Ehud Lamm - Re: BrookGPU

12/22/2003; 10:54:07 AM (reads: 602, responses: 0)

Interesting analysis. Thanks.

Carlos Scheidegger - Re: BrookGPU

12/22/2003; 11:09:20 AM (reads: 583, responses: 0)

> Now only if they would make it standard, then i could actually write an application that uses it and be able to share it with somebody else without spending alot for a specific brand of videocard.

Bart, OpenGL 2.0 has a proposal for GLslang, or Gl Shading Language, which would be the OpenGL equivalent of Cg, and presumably would work with different vendors. I say presumably because, right now, only NVIDIA has full IEEE floating-point numbers. ATI only has a reduced-mantissa implementation. But you should keep in mind that Cg is still highly inappropriate for general computation.

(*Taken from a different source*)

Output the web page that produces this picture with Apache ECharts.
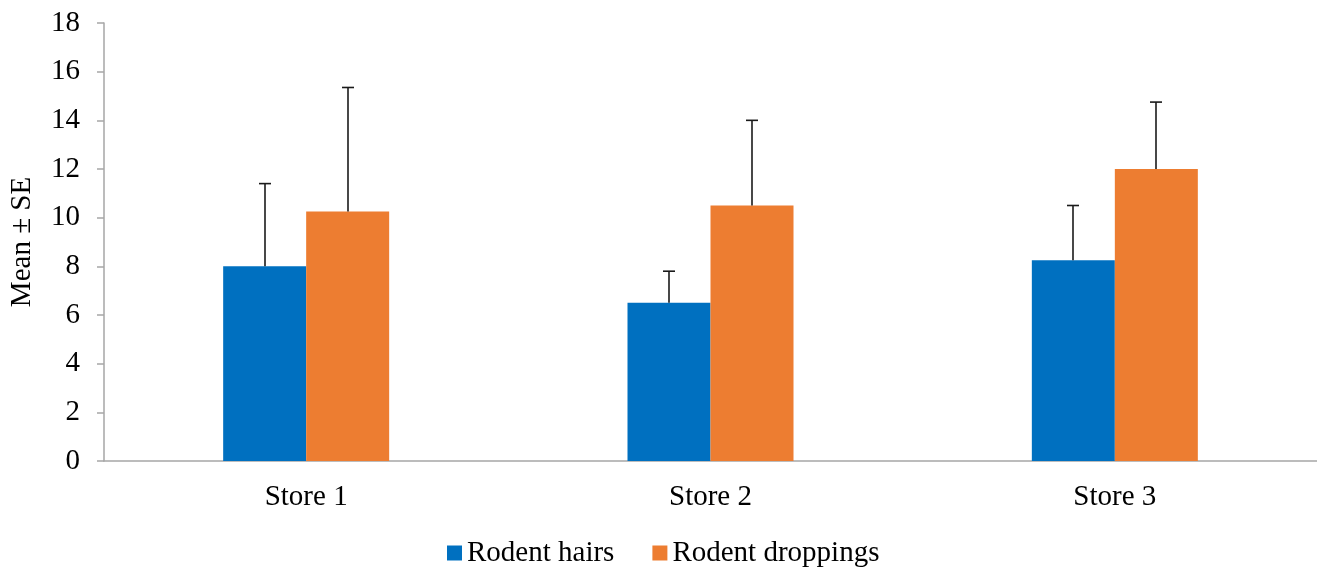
<!DOCTYPE html>
<html>
<head>
<meta charset="utf-8">
<script src="https://cdn.jsdelivr.net/npm/echarts@6/dist/echarts.min.js"></script>
<style>html,body{margin:0;padding:0;background:#fff}#c{width:1317px;height:571px}</style>
</head>
<body>
<div id="c"></div>
<script>
var categories = ['Store 1', 'Store 2', 'Store 3'];
var hairsMean = [8.0, 6.5, 8.25];
var hairsSE = [3.4, 1.3, 2.25];
var droppingsMean = [10.25, 10.5, 12.0];
var droppingsSE = [5.1, 3.5, 2.75];
var yTicks = [0, 2, 4, 6, 8, 10, 12, 14, 16, 18];

var FONT = '"Liberation Serif", "Times New Roman", serif';
var FS = 29;
var BAR_W = 83;

function errData(means, ses) {
  return means.map(function (m, i) { return [i, m, m + ses[i]]; });
}
function errSeries(means, ses, offset) {
  return {
    type: 'custom',
    z: 10,
    silent: true,
    data: errData(means, ses),
    encode: { x: 0, y: [1, 2] },
    renderItem: function (params, api) {
      var p0 = api.coord([api.value(0), api.value(1)]);
      var p1 = api.coord([api.value(0), api.value(2)]);
      var x = Math.round(p0[0] + offset);
      var cap = 6;
      return {
        type: 'group',
        children: [
          { type: 'line', shape: { x1: x, y1: p0[1], x2: x, y2: p1[1] }, style: { stroke: '#1a1a1a', lineWidth: 1.6 } },
          { type: 'line', shape: { x1: x - cap, y1: p1[1], x2: x + cap, y2: p1[1] }, style: { stroke: '#1a1a1a', lineWidth: 1.6 } }
        ]
      };
    }
  };
}

var chart = echarts.init(document.getElementById('c'), null, { renderer: 'canvas' });
chart.setOption({
  animation: false,
  color: ['#0070C0', '#ED7D31'],
  grid: { left: 102, right: 0, top: 23, bottom: 110, containLabel: false },
  legend: {
    top: 533,
    left: 442,
    itemWidth: 15,
    itemHeight: 15,
    itemGap: 38,
    icon: 'rect',
    textStyle: { fontFamily: FONT, fontSize: FS, color: '#000', lineHeight: 30 },
    data: ['Rodent hairs', 'Rodent droppings']
  },
  xAxis: {
    type: 'category',
    data: categories,
    axisLine: { lineStyle: { color: '#A6A6A6', width: 1.5 } },
    axisTick: { show: false },
    axisLabel: { fontFamily: FONT, fontSize: FS, color: '#000', margin: 22 }
  },
  yAxis: {
    type: 'value',
    min: 0,
    max: 18,
    interval: 2,
    name: 'Mean \u00b1 SE',
    nameLocation: 'middle',
    nameGap: 67,
    nameTextStyle: { fontFamily: FONT, fontSize: FS, color: '#000' },
    axisLine: { show: true, lineStyle: { color: '#A6A6A6', width: 1.5 } },
    axisTick: { show: true, length: 7, lineStyle: { color: '#A6A6A6', width: 1.5 } },
    splitLine: { show: false },
    axisLabel: {
      fontFamily: FONT, fontSize: FS, color: '#000', margin: 24,
      formatter: function (v) { return yTicks.indexOf(v) >= 0 ? String(v) : ''; }
    }
  },
  series: [
    { name: 'Rodent hairs', type: 'bar', data: hairsMean, barWidth: BAR_W, barGap: '0%' },
    { name: 'Rodent droppings', type: 'bar', data: droppingsMean, barWidth: BAR_W, barGap: '0%' },
    errSeries(hairsMean, hairsSE, -BAR_W / 2),
    errSeries(droppingsMean, droppingsSE, BAR_W / 2)
  ]
});
</script>
</body>
</html>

For example, instead of writing

for i in [0..imax] in parallel do
   for j in [0..jmax] in parallel do
      some_code(3.141592f, i, j);

You would have to write (using the C API for Cg):

cgGLEnableProfile(CG_PROFILE_FP30); /*enables fragment programs*/
cgGLBindProgram(handle_to_a_compiled_and_loaded_"some_code");
cgGLSetParameter1f(handle_to_"some_code"_parameter, 3.141592f);
glBegin(GL_QUADS);
glVertex2i(0,0);
glVertex2i(imax, 0);
glVertex2i(imax, jmax);
glVertex2i(0, jmax);
glEnd();

The code for "some_code" would be a previously compiled and loaded Cg program. You could, of course, create abstractions for these operations, but the bottom-line is that we're trying to code in a different language with different semantics, and we should have a language, or at least a DSL, for that. That's why Brook's so cool.

> If they could add more advanced conditionals and integer math it would be ideaal :)

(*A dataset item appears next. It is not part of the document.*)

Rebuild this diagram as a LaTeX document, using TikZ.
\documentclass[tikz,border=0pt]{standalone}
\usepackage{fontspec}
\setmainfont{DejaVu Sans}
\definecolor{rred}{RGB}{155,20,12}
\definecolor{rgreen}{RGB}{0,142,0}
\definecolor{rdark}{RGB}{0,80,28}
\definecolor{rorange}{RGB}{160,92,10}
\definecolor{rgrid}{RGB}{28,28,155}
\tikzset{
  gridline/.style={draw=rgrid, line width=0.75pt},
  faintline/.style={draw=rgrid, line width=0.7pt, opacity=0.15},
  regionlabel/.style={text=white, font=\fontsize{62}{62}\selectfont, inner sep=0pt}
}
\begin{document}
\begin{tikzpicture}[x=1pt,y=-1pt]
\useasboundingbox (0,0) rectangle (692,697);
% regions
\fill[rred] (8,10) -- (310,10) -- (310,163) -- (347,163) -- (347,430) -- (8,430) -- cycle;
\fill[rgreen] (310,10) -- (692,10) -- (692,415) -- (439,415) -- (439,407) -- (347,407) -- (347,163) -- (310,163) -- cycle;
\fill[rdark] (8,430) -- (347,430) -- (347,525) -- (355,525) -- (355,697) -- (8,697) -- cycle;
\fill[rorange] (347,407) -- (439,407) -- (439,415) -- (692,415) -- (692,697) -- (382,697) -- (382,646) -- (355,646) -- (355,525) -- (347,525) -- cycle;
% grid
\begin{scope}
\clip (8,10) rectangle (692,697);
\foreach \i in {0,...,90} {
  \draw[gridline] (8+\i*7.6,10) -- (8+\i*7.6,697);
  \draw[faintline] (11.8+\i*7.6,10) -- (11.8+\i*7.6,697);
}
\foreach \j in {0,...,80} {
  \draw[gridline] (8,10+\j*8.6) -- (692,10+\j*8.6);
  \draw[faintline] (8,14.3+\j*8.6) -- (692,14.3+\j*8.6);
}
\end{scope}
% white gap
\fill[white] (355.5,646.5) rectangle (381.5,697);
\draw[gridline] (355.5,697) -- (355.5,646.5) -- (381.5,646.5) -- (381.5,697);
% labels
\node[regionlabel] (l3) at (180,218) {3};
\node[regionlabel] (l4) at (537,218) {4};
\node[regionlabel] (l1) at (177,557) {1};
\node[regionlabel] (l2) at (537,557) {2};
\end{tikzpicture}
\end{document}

I wouldn't hold my breath on this one. The simplicity of the streaming architecture is what makes it efficient. I'd bet on a intermediate transformation that would push the conditionals off the GPU instead. (I don't think Brook supports this right now, but some of their early design docs even mentioned recursion.)

Patrick Logan - Re: BrookGPU

12/22/2003; 3:00:23 PM (reads: 535, responses: 0)

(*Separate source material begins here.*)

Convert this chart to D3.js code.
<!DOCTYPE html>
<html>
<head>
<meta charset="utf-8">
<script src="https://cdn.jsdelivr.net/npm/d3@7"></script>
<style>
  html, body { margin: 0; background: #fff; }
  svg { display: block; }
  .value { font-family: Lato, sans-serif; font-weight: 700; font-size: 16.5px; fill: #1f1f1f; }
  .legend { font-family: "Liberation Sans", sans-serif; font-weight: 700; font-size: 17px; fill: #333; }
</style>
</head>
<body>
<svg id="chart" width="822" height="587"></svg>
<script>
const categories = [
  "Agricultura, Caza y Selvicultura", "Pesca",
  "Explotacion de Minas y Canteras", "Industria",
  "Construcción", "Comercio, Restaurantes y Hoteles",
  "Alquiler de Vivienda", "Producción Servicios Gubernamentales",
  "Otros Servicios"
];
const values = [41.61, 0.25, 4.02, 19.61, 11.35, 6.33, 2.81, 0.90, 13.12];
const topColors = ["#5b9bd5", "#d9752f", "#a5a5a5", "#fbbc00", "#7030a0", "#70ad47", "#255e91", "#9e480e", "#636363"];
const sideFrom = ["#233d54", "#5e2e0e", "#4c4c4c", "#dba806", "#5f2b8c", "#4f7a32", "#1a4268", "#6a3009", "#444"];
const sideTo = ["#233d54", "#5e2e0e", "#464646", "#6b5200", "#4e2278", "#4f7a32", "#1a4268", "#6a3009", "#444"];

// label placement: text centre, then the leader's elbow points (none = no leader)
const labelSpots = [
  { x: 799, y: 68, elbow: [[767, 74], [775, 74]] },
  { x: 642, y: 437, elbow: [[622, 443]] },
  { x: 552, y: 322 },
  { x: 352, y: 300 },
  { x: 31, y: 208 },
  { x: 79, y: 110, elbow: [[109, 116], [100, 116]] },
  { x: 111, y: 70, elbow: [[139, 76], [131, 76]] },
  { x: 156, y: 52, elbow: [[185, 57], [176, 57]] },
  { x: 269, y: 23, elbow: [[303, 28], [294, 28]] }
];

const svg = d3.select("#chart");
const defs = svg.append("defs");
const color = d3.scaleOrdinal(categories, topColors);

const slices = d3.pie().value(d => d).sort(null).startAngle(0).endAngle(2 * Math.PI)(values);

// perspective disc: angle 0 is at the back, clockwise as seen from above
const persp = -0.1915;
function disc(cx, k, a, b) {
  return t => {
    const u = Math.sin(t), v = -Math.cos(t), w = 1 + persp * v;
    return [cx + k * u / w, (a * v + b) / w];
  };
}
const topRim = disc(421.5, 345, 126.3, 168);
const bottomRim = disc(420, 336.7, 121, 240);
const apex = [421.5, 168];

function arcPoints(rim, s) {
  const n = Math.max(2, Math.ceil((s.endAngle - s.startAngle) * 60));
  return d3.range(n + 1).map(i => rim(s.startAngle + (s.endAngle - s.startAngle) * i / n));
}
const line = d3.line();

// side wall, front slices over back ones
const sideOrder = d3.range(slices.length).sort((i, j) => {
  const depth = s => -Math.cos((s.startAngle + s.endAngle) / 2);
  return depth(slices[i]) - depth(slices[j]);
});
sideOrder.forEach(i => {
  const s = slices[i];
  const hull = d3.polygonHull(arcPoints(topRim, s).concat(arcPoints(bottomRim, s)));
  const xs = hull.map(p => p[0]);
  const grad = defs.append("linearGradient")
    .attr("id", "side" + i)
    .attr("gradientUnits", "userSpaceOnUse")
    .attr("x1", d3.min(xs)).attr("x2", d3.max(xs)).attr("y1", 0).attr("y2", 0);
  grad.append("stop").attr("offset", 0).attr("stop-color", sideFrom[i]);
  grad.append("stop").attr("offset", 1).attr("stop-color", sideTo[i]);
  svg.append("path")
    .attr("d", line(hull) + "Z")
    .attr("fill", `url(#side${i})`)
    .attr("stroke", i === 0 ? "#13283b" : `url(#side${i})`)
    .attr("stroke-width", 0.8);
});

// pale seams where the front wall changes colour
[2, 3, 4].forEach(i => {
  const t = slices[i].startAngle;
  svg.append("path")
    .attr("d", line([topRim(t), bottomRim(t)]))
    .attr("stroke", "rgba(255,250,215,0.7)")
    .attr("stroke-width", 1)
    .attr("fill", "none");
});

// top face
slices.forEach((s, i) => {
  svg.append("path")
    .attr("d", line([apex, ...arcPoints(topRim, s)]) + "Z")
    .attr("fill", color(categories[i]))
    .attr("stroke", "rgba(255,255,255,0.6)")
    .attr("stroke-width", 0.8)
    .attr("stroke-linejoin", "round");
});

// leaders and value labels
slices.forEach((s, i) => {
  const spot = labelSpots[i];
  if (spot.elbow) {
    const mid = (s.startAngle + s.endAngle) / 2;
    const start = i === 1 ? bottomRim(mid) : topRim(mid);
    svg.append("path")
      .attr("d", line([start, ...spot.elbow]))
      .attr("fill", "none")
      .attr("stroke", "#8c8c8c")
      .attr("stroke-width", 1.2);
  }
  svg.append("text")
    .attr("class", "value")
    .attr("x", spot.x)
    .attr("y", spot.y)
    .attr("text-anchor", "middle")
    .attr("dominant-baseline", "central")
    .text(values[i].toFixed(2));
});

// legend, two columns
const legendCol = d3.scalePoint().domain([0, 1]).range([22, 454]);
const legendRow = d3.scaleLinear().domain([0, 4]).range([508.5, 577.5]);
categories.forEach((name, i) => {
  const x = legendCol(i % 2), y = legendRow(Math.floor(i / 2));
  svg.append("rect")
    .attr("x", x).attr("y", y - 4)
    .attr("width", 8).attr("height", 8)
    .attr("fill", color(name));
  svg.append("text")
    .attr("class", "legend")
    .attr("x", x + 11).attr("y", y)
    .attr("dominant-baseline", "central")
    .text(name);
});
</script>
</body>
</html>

As somewhat of an aside Intel did some work on massive parallel computing in the 1980s, resulting in a group of employees leaving and founding NCube. Another branch of thought turned into the iWarp. On the commercial side for Intel the ideas became the i960 family.

Of course these were not co-processors. But they're all used for imaging and video among other purposes. Speculation might indicate these ideas may influence future uses of all those transistors that Moore's Law predicts will be available... the whole systems on a chip idea.

(I have no insight into what is actually being considered by Intel for the future.)

Kragen Sitaker - Re: BrookGPU

12/22/2003; 7:10:14 PM (reads: 511, responses: 0)

I was curious to see what license this is distributed under, so I looked. I'm very disappointed.

This looks like an open-and-shut GPL violation case; they're distributing a work derived from cTool, a GPL-licensed program, but they're trying to impose a trademark-like restriction on top of the GPL, and additionally, they're including in the combined work some files with restrictive licenses from nVidia and SGI.

In short, the authors of this work do not have the legal right to distribute it, and neither does anybody else.

-kragen@pobox.com

Luke Gorrie - Re: BrookGPU

12/23/2003; 6:51:12 AM (reads: 457, responses: 0)

It's wonderful to think of having special-purpose hardware available when writing regular programs. This is what made assembler programming on the Amiga so much fun: things like the 3-instruction coprocessor that executed one instruction for each four pixels "beamed" onto the screen. Back then you had 12-year-old kids writing programs that write programs for the coprocessor, all very fun, and with hindsight quite sophisticated (he says without looking at the probably-awful code).

I still remember my horror when I got a PC and looked at how people did graphics hacks on it.. "my god, they just use the CPU! it's all so horribly straight-forward!"

Here's hoping we get a lot of quirky hardware to find hacks for again :-)